↓
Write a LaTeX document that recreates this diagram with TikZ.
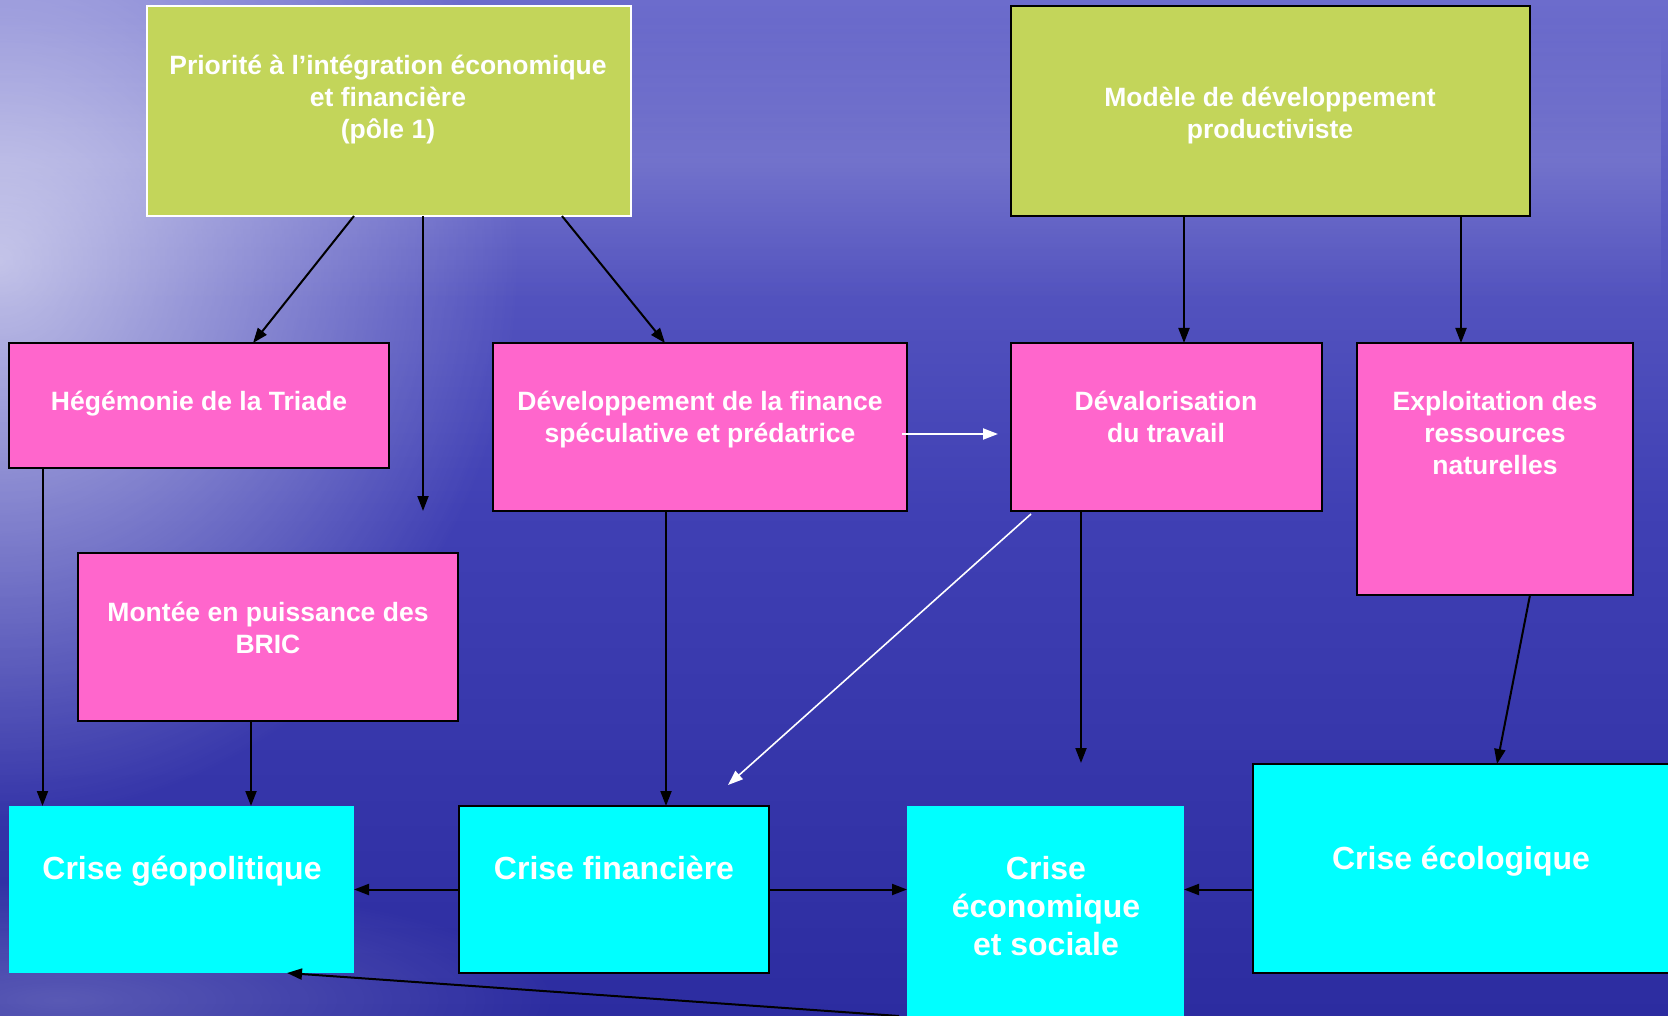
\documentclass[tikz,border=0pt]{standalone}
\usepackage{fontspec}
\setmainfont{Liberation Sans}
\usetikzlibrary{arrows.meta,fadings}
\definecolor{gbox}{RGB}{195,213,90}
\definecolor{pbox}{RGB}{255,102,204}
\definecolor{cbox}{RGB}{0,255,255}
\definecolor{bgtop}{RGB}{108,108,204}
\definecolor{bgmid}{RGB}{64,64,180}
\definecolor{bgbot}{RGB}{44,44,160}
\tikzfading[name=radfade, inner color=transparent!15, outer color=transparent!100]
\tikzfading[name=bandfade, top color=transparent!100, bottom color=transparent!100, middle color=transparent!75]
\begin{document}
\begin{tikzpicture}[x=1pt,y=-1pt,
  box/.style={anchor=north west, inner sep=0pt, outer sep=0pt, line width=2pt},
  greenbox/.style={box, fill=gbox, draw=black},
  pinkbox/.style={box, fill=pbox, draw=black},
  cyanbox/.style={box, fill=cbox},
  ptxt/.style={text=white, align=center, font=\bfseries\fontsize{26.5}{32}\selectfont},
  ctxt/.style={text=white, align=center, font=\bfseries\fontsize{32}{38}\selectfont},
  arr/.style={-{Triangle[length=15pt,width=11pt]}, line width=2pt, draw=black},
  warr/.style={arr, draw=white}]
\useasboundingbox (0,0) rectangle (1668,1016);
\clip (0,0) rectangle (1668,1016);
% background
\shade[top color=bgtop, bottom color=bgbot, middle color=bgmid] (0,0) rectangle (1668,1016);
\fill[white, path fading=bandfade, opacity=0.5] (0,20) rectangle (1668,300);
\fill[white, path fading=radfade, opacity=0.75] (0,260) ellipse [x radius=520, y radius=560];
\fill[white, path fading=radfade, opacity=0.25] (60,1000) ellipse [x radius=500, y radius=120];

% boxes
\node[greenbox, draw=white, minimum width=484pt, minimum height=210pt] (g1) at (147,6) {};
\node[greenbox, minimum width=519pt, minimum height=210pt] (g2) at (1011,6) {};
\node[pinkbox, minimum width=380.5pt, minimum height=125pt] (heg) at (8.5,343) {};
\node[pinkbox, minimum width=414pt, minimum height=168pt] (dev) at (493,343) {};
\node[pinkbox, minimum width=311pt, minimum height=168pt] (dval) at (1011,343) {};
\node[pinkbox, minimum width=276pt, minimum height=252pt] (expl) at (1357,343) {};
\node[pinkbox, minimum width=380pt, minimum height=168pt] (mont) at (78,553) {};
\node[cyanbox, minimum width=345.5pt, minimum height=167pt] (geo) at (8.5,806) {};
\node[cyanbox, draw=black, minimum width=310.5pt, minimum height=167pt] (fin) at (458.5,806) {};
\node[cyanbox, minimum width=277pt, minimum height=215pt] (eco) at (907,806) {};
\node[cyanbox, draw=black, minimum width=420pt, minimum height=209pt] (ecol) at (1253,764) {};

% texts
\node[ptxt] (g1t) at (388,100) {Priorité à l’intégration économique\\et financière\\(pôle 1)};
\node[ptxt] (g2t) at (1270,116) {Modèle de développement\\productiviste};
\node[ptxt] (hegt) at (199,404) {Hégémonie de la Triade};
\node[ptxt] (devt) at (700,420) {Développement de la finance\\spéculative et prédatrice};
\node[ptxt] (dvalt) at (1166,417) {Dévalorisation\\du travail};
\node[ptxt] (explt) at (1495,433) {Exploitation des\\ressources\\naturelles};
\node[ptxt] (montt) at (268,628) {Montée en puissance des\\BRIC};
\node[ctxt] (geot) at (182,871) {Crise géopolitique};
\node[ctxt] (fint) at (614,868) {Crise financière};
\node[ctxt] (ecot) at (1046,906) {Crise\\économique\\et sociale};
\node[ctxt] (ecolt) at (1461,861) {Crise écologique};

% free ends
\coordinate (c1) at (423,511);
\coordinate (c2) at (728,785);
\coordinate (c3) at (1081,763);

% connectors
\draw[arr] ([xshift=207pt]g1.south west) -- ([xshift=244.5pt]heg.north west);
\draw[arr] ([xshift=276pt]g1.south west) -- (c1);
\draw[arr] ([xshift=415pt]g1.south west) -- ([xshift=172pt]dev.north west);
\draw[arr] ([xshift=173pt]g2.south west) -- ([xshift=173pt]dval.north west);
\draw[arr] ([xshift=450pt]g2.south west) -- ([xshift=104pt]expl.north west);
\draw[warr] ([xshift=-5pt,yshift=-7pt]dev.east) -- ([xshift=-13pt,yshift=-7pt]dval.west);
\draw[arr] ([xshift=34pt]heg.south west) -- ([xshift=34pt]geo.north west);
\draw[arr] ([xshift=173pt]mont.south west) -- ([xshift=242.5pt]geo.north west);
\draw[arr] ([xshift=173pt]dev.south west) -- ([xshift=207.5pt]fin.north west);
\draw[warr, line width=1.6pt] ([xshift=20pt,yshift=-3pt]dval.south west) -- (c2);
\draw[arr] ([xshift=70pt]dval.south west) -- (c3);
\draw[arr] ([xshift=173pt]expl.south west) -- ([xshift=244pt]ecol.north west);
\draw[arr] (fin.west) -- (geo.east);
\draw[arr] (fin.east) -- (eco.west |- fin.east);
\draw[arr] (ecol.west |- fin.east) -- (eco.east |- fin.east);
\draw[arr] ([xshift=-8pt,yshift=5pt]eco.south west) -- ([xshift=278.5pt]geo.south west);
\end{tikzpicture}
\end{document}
↑
Restate the whole listing above exactly, please, omitting every image.

- Task solution:
Write a LaTeX document that recreates this diagram with TikZ.
\documentclass[tikz,border=0pt]{standalone}
\usepackage{fontspec}
\setmainfont{Liberation Sans}
\usetikzlibrary{arrows.meta,fadings}
\definecolor{gbox}{RGB}{195,213,90}
\definecolor{pbox}{RGB}{255,102,204}
\definecolor{cbox}{RGB}{0,255,255}
\definecolor{bgtop}{RGB}{108,108,204}
\definecolor{bgmid}{RGB}{64,64,180}
\definecolor{bgbot}{RGB}{44,44,160}
\tikzfading[name=radfade, inner color=transparent!15, outer color=transparent!100]
\tikzfading[name=bandfade, top color=transparent!100, bottom color=transparent!100, middle color=transparent!75]
\begin{document}
\begin{tikzpicture}[x=1pt,y=-1pt,
  box/.style={anchor=north west, inner sep=0pt, outer sep=0pt, line width=2pt},
  greenbox/.style={box, fill=gbox, draw=black},
  pinkbox/.style={box, fill=pbox, draw=black},
  cyanbox/.style={box, fill=cbox},
  ptxt/.style={text=white, align=center, font=\bfseries\fontsize{26.5}{32}\selectfont},
  ctxt/.style={text=white, align=center, font=\bfseries\fontsize{32}{38}\selectfont},
  arr/.style={-{Triangle[length=15pt,width=11pt]}, line width=2pt, draw=black},
  warr/.style={arr, draw=white}]
\useasboundingbox (0,0) rectangle (1668,1016);
\clip (0,0) rectangle (1668,1016);
% background
\shade[top color=bgtop, bottom color=bgbot, middle color=bgmid] (0,0) rectangle (1668,1016);
\fill[white, path fading=bandfade, opacity=0.5] (0,20) rectangle (1668,300);
\fill[white, path fading=radfade, opacity=0.75] (0,260) ellipse [x radius=520, y radius=560];
\fill[white, path fading=radfade, opacity=0.25] (60,1000) ellipse [x radius=500, y radius=120];

% boxes
\node[greenbox, draw=white, minimum width=484pt, minimum height=210pt] (g1) at (147,6) {};
\node[greenbox, minimum width=519pt, minimum height=210pt] (g2) at (1011,6) {};
\node[pinkbox, minimum width=380.5pt, minimum height=125pt] (heg) at (8.5,343) {};
\node[pinkbox, minimum width=414pt, minimum height=168pt] (dev) at (493,343) {};
\node[pinkbox, minimum width=311pt, minimum height=168pt] (dval) at (1011,343) {};
\node[pinkbox, minimum width=276pt, minimum height=252pt] (expl) at (1357,343) {};
\node[pinkbox, minimum width=380pt, minimum height=168pt] (mont) at (78,553) {};
\node[cyanbox, minimum width=345.5pt, minimum height=167pt] (geo) at (8.5,806) {};
\node[cyanbox, draw=black, minimum width=310.5pt, minimum height=167pt] (fin) at (458.5,806) {};
\node[cyanbox, minimum width=277pt, minimum height=215pt] (eco) at (907,806) {};
\node[cyanbox, draw=black, minimum width=420pt, minimum height=209pt] (ecol) at (1253,764) {};

% texts
\node[ptxt] (g1t) at (388,100) {Priorité à l’intégration économique\\et financière\\(pôle 1)};
\node[ptxt] (g2t) at (1270,116) {Modèle de développement\\productiviste};
\node[ptxt] (hegt) at (199,404) {Hégémonie de la Triade};
\node[ptxt] (devt) at (700,420) {Développement de la finance\\spéculative et prédatrice};
\node[ptxt] (dvalt) at (1166,417) {Dévalorisation\\du travail};
\node[ptxt] (explt) at (1495,433) {Exploitation des\\ressources\\naturelles};
\node[ptxt] (montt) at (268,628) {Montée en puissance des\\BRIC};
\node[ctxt] (geot) at (182,871) {Crise géopolitique};
\node[ctxt] (fint) at (614,868) {Crise financière};
\node[ctxt] (ecot) at (1046,906) {Crise\\économique\\et sociale};
\node[ctxt] (ecolt) at (1461,861) {Crise écologique};

% free ends
\coordinate (c1) at (423,511);
\coordinate (c2) at (728,785);
\coordinate (c3) at (1081,763);

% connectors
\draw[arr] ([xshift=207pt]g1.south west) -- ([xshift=244.5pt]heg.north west);
\draw[arr] ([xshift=276pt]g1.south west) -- (c1);
\draw[arr] ([xshift=415pt]g1.south west) -- ([xshift=172pt]dev.north west);
\draw[arr] ([xshift=173pt]g2.south west) -- ([xshift=173pt]dval.north west);
\draw[arr] ([xshift=450pt]g2.south west) -- ([xshift=104pt]expl.north west);
\draw[warr] ([xshift=-5pt,yshift=-7pt]dev.east) -- ([xshift=-13pt,yshift=-7pt]dval.west);
\draw[arr] ([xshift=34pt]heg.south west) -- ([xshift=34pt]geo.north west);
\draw[arr] ([xshift=173pt]mont.south west) -- ([xshift=242.5pt]geo.north west);
\draw[arr] ([xshift=173pt]dev.south west) -- ([xshift=207.5pt]fin.north west);
\draw[warr, line width=1.6pt] ([xshift=20pt,yshift=-3pt]dval.south west) -- (c2);
\draw[arr] ([xshift=70pt]dval.south west) -- (c3);
\draw[arr] ([xshift=173pt]expl.south west) -- ([xshift=244pt]ecol.north west);
\draw[arr] (fin.west) -- (geo.east);
\draw[arr] (fin.east) -- (eco.west |- fin.east);
\draw[arr] (ecol.west |- fin.east) -- (eco.east |- fin.east);
\draw[arr] ([xshift=-8pt,yshift=5pt]eco.south west) -- ([xshift=278.5pt]geo.south west);
\end{tikzpicture}
\end{document}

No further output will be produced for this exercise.